It's never too late: Bar Mitzvah at 81 at the Western Wall

Michael Benkler was four when he saw his parents for the last time and was placed in an orphanage where he lost his Jewish identity.

Michael Benkler on his Bar Mitzva day. (photo credit: Courtesy)
Michael Benkler on his Bar Mitzva day.
(photo credit: Courtesy)
Bar Mitzvah ceremonies, and their accompanying lavish parties, are a rite of passage for Jewish boys around the world. But in the darker chapters of the Jewish people’s recent history, not everyone was able to enjoy and celebrate this milestone of their lives.
Michael Benkler was one such person, but on Monday morning this week at the age of 81, he celebrated his Bar Mitzva for the first time in his life at the Western Wall, as part of a social project run by local activists in conjunction with a new Hesder Yeshiva in Ofakim.
Benkler was born in Birobidzhan, in the Jewish Autonomous Oblast created by the Soviet Union in Russia’s far east.
He was four years old when he saw his parents for the last time and was then placed in an orphanage where he lost his Jewish identity and his connection to Judaism.
But he remained in Birobidzhan where he worked as a plumber, and despite being totally disconnected from his Jewish roots as a result of the Communist regime and his separation from his family, he immigrated to Israel in 1995. For the last 16 years he has lived in an old age home in Ofakim.
Following the IDF’s Operation Pillar of Defense at the end of 2012, during which Ofakim was subjected to heavy rocket fire, local resident and social activist Yahaloma Zechut along with other backers decided to create a values and heritage based project for the city.
Together with Rabbi Menachem Neuberger, the dean of the Ofakim Hesder Yeshiva, and another local rabbi Yisrael Revach, they initiated what was called the “B’zchut Rom” project, to provide local boys approaching the age of Bar Mitzva with access to a course of studies on the meaning of the milestone and the ceremony and Jewish values and heritage.
Assisting with the project and the arrangements for the ceremony and the day in Jerusalem were Rabbis Haim Miller and Uri Ayalon
The first Bar Mitzvah ceremony resulting from the project was that which took place on Monday morning with two boys from Ofakim, who were joined by Benkler.
He was connected to the yeshiva’s project by the same local activist, and his grandson, Dima, was one of the 13-year old boys who joined the yeshiva’s project and participated in the ceremony this week.  
On Monday morning, Benkler had his Bar Mitzvah and was called up to the Torah at the Western Wall, as was Dima, and both of them put on talit and tephillin for the first time.
In addition to Benkler, two other elderly men from Ofakim also participated in the Bar Mitzvah ceremony.
Haviv and Nissim Levi, brothers aged 81 and 76 respectively, were born and grew up Egypt.
But due to the prevailing hostile atmosphere at the time of their Bar Mitzvas, they were forced to celebrate them in hiding due to a fear of violent actions directed towards a public Jewish celebration.

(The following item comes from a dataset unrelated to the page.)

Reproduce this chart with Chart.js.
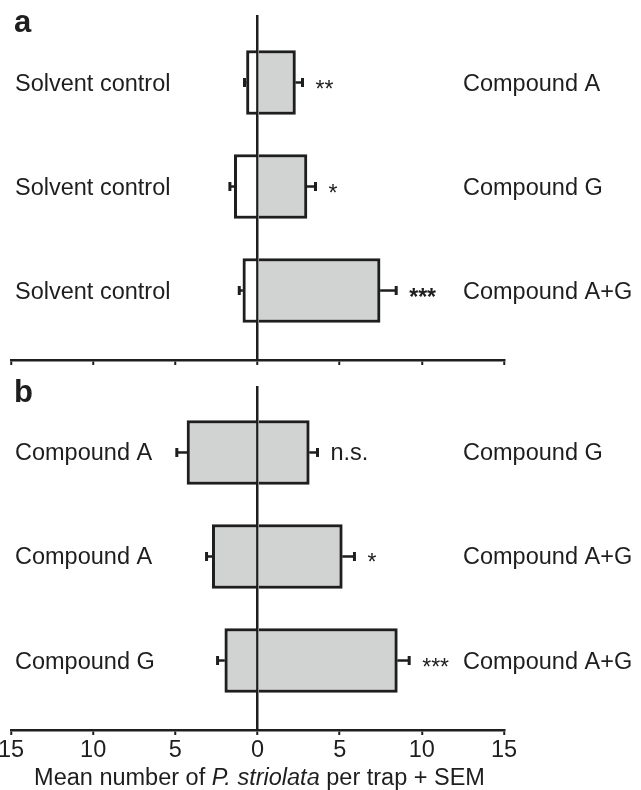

The brothers, who were also connected to the Hesder Yeshiva in Ofakim, said that they wished to celebrate their Bar Mitzvah “in a Israeli and Jewish environment and not in an atmosphere of fear.”   
The Hesder Yeshiva in Ofakim is a branch of the Meir Harel Hesder Yeshiva in Modiin, which initiated its Bar Mitzva Program in Modiin some seven years ago.
Approximately 150 boys from non-religious families in Modiin participate every year in the
program, in which they meet together as well as in a one-on-one setting with some of the yeshiva students, and also engage in volunteer projects.
Rabbi Shenvald said it was especially moving that men who had not had a Bar Mitzvah, or not had it in a fitting environment, wanted to fill this void and be called up to the Totah,
“This was a really unique experience that residents of Ofakim in their 70s and 80s participated in the same Bar Mitzvah ceremony as thirteen-year old boys,” the rabbi said.
“The special excitement of this occasion really connected everyone who was present, we were fortunate and overjoyed to be part of it.”